Thursday, March 06, 2014

Framing Abortion

Abortion just won’t go away as a wedge issue. A surprising new study from the Guttmacher Institute (Press Release), however, found that abortions are at their lowest level since 1973. This would appear to be good news for pro-lifers amd something they would broadcast across their talking heads print, television and Internet network. But they are largely ignoring the report. Why? Because it doesn’t fit their frame and actually challenges several of their long-held, central tenets.

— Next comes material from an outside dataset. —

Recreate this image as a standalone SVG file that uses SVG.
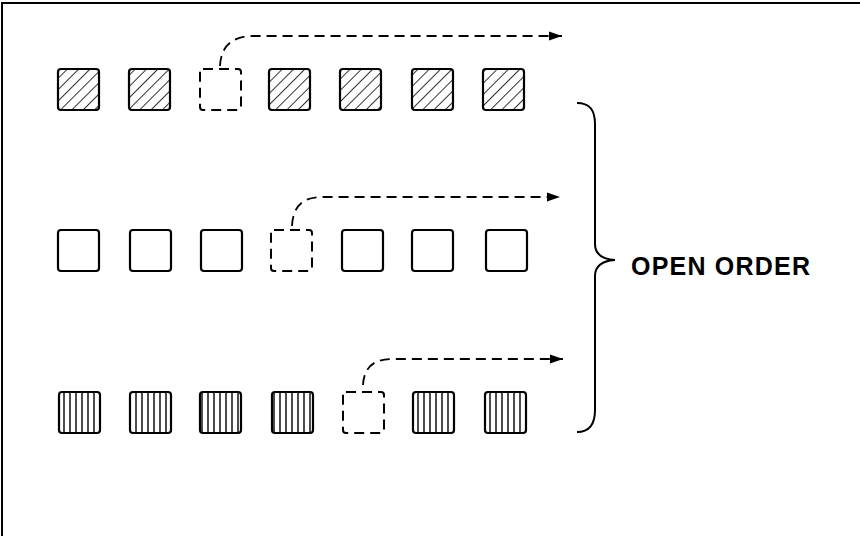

What did the report find? The main finding is that new, more restrictive laws had very little impact on this decline and that it instead appears related to economic decline and improved birth control methods. The five major findings were as follows: 1. A notable drop in rates in several states, including California, New York and New Jersey, that have not enacted new restrictions. 2. Rates dropped in all regions of the country, not merely those in the Midwest and South where new regulations have passed. 3. The decline has been underway since 2008, even though the new laws weren’t passed until 2011. 4. The decrease in abortion has been coupled with a decrease in the birth rate, suggesting that fewer women are getting pregnant in the first place. 5. An increase in the number of low-income and poor women who use long-acting methods of birth control, often provided by pubicly funded birth-control services.

In 2011, the US abortion rate reached its lowest level since 1973

So the new laws, much like the Death Penalty, don’t appear to be having the deterrent effect that conservatives want to believe. Poor and working class women are actually making informed choices and taking advantage of government-sponsored programs to better protect themselves against unwanted pregnancies. And women in general appear less interested in reproduction, at least at the mopment. In fact, it appears that the result of some of these new restrictions is to push the very type of abortions most reviled by pro-lifers (late term). Why? Because there restrictions force women to wait before they can get the procedure.


In the end, the data provides yet another case where government intervention appears to have positive social outcomes – in reduced unwanted pregnancies and reducing the abortion rate. But conservatives want to continue their war on women’s bodies and on sex in general by fighting against not only abortions but the very thing that could dramatically reduce them – reliable birth control available at reasonable cost to all women. It is a moral position supported only by the most repressive notions of our deeper desires and the role women play in male desire. When I read about these debates, a question always comes to mind that I never hear anywhere else – has there ever been a pharmacist in the last ten years that pushed his store to refuse to sell condoms? Are any of the right-wing wingnuts railing against easy access to them? Hmm, I wonder why?